The Small Business Administration could conserve its scarce funds by eliminating government guarantees on seasoned loans and restricting credit to repeat borrowers, according to a report released Wednesday.

Under these proposals, the SBA would drop the 7(a) guarantee from insured loans after a set number of years, although it did not indicate a time frame.

The agency also could limit the amount of 7(a) loans a single borrower could receive or lower the guarantee rate on subsequent loans.

These were among the ideas SBA Administrator Aida M. Alvarez culled from meetings with nearly 200 lenders in five cities since the spring. The suggestions were included in a report to Congress, which is watching SBA warily because of heavy loan demand and internal accounting troubles.

"The SBA's objective during this process is not to develop a 'Band-Aid' or 'quick-fix' approach, nor is the SBA looking to completely reinvent the 7(a) program," the report said. "However, increased program demands coupled with tight budgetary constraints require new approaches."

Other options in the report included lowering guarantee percentages and increasing fees to lenders and borrowers on larger loans to prevent the agency from exceeding its loan volume cap.

Lenders also urged SBA to establish a reserve fund for higher-risk loans. It would be capitalized by lenders, borrowers, and the agency.

Under another proposal, the SBA would reduce its guarantee to between 20% and 25% of the loan. However, the agency would allow the lender first crack at the collateral. This means the agency would pay out fewer guarantee claims but would recover less money per default.

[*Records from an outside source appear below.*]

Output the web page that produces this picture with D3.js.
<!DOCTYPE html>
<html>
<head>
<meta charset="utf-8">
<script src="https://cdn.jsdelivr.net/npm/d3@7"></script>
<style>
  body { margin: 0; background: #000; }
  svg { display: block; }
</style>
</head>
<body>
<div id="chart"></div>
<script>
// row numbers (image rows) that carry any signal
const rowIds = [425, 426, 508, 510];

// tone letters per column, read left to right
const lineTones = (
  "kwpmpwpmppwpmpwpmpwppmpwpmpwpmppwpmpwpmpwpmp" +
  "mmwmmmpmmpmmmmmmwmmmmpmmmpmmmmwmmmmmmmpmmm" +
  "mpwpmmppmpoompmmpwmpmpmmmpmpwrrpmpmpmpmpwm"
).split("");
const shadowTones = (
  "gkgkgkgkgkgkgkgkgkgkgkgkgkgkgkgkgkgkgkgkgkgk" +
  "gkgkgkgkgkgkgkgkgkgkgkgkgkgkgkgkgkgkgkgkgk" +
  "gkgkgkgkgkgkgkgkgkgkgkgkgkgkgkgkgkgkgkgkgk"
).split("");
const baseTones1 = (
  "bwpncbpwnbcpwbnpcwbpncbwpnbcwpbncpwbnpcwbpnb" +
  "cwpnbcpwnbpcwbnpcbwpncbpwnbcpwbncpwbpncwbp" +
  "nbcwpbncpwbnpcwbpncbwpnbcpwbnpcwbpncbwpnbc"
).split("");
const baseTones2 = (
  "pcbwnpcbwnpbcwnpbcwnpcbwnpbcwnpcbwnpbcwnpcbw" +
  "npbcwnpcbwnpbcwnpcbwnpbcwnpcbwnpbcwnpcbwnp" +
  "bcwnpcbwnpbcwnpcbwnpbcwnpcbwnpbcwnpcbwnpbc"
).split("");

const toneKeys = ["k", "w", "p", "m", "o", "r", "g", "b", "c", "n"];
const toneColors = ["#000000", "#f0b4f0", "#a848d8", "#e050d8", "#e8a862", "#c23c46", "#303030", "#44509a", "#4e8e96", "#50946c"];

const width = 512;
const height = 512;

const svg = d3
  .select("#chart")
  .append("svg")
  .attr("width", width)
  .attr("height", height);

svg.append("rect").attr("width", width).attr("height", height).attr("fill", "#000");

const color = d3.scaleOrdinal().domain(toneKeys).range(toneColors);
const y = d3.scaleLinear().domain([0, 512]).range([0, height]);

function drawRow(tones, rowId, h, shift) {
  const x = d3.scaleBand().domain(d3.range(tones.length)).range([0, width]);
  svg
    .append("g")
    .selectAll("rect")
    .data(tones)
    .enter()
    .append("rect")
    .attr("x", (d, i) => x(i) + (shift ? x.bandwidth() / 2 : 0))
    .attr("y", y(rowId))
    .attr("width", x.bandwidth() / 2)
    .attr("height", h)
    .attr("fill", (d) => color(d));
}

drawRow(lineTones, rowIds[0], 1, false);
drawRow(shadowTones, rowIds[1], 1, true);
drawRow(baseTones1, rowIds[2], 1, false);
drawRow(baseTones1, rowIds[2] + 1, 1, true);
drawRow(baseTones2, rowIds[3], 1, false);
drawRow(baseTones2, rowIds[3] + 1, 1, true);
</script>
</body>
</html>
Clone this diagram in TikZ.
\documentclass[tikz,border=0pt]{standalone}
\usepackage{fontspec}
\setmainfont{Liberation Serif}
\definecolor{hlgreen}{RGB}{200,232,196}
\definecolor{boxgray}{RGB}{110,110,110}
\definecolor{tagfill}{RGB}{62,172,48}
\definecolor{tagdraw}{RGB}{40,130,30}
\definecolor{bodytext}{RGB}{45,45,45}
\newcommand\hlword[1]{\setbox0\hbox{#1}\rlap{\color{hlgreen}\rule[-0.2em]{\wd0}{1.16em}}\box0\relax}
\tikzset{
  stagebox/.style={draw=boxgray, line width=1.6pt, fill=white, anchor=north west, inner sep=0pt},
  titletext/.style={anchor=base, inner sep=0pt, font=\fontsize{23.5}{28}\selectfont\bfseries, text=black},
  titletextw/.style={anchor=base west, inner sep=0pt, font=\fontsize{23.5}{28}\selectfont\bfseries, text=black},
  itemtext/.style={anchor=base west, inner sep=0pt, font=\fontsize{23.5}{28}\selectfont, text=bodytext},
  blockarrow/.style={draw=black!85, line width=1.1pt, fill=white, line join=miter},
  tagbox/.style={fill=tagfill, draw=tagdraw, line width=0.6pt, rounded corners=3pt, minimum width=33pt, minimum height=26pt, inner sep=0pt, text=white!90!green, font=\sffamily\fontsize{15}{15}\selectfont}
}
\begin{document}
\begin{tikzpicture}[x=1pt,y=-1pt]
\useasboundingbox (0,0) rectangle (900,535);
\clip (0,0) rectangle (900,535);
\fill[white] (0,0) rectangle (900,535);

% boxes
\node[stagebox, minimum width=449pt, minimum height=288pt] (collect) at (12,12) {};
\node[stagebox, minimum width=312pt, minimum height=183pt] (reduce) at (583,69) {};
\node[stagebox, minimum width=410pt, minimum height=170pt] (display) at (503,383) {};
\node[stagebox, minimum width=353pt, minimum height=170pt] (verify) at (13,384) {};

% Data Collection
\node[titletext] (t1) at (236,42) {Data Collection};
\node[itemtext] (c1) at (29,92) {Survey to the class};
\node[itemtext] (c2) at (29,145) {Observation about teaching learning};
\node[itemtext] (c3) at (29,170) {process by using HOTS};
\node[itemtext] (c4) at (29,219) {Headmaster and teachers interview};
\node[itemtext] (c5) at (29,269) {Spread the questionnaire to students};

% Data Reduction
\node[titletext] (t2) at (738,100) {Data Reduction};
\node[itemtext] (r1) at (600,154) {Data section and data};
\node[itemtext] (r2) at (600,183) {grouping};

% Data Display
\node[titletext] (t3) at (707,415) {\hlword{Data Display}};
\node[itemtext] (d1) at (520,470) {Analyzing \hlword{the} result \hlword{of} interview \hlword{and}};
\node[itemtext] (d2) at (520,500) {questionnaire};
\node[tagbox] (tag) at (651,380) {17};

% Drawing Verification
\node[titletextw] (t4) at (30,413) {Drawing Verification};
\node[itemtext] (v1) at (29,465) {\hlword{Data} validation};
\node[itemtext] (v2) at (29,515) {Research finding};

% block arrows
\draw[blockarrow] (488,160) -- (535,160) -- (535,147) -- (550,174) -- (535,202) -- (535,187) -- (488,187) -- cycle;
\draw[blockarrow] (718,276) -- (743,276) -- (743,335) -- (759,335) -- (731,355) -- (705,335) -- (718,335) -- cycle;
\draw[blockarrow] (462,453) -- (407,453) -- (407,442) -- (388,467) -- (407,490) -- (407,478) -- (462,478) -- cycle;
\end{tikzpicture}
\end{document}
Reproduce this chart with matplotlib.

"Some of these are good ideas," said Anthony J. Feraro, senior vice president of small-business lending at Zions First National Bank, Salt Lake City. Lowering guarantee levels would cause lenders to be more vigilant about the quality of their SBA loans, he said.

But bankers said stripping the guarantee before a loan matures would deter sales of 7(a) loans in the secondary market. "That would be pretty radical," said Brian W. Burke, national SBA program manager for Banc One Corp.

Plans calling for higher fees are unfeasible because the program already charges too much, bankers said.

Some suggestions represent the views of just one or two institutions, cautioned Anthony R. Wilkinson, president of the National Association of Government Guaranteed Lenders. "The lending industry will have serious concerns about some parts of the report," he predicted.

SBA said that it will mull these suggestions closely over the next few months as Congress considers the agency's fiscal 1998 budget.